Jeannie Ruesch is an author of historical romantic suspense, a graphic designer, a mom and an avid fan of popcorn. Her next book, CLOAKED IN DANGER, comes out January 27, 2014— “...larger-than-life characters, a vivid and believable setting, heart-pounding romance and just the right amount of mystery. Don’t miss it! It kept me reading deep into the night.” — New York Times Bestselling Author Brenda Novak

11 thoughts on ““It’s just imaginery…”

    • I think it made a difference that my dad played along… he knew it was real in my imagination, so that’s where it had to be resolved. Nightmares went away, that’s for sure! Until the witch at the pumpkin patch told me to be afraid of witches with green socks… (she wore red.)…

  1. My daughter told me ghosts live in her shoe rack and come out at night to try to eat her. But she said if she stays under her covers they can’t get her. So she solved that issue herself. 😉

  2. My lifelong arachnophobia started when I woke up one morning to find an actual spider dangling over my face. It probably was a quarter of an inch across, including the legs, but of course in my mind it was GINORMOUS. And hairy, which it wasn’t. Love the fact that your dad shot yours. (When he was a wee tot, my partner had an experience like yours with a witch’s face in his bedroom window. All that was required was his mother rushing to the window yelling “shoo!” She had to do it every night for a while, but eventually the witch got the message.)

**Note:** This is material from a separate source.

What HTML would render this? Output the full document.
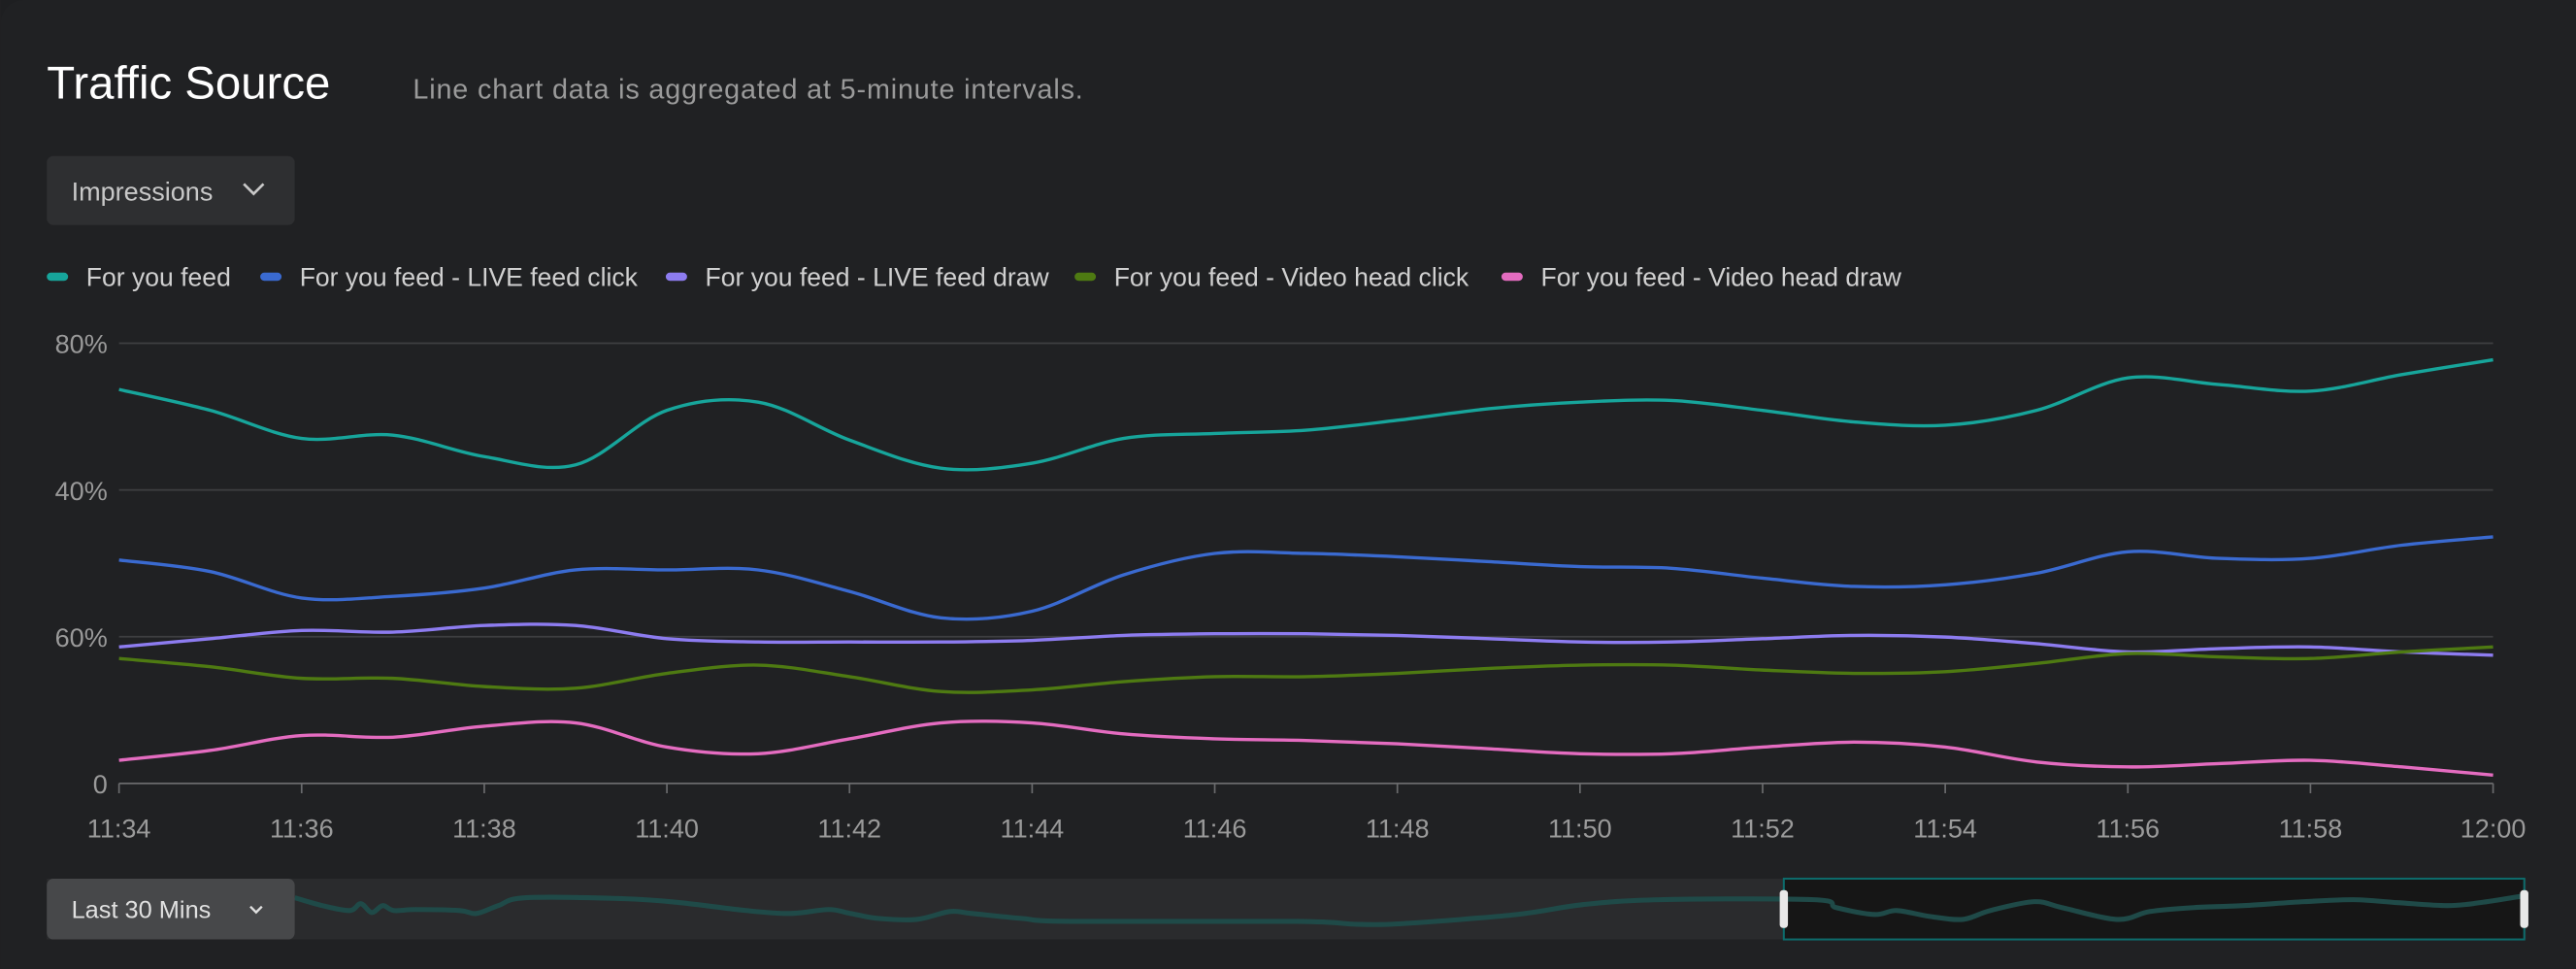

  3. Oh I despise spiders. DESPISE them *shudder* The smaller ones (and most daddy long legs) I can kill on my own. But a big nasty wolf spider ran across my floor the other night and I called my husband (I was downstairs, he was upstairs, asleep lol) to have him come kill it for me. Anything that runs AT me instead of away from me…..yeah, that takes muscles more manly than mine LOL

  4. LOL. I literally laughed out loud reading that. I had horrible dreams of bugs eating me as a child, so I can relate. Unfortunately, my parents didn’t think of an imaginary gun or even an imaginary can of Raid. So they remained sleep deprived for a year or so (yes…year! I’m reminded often.)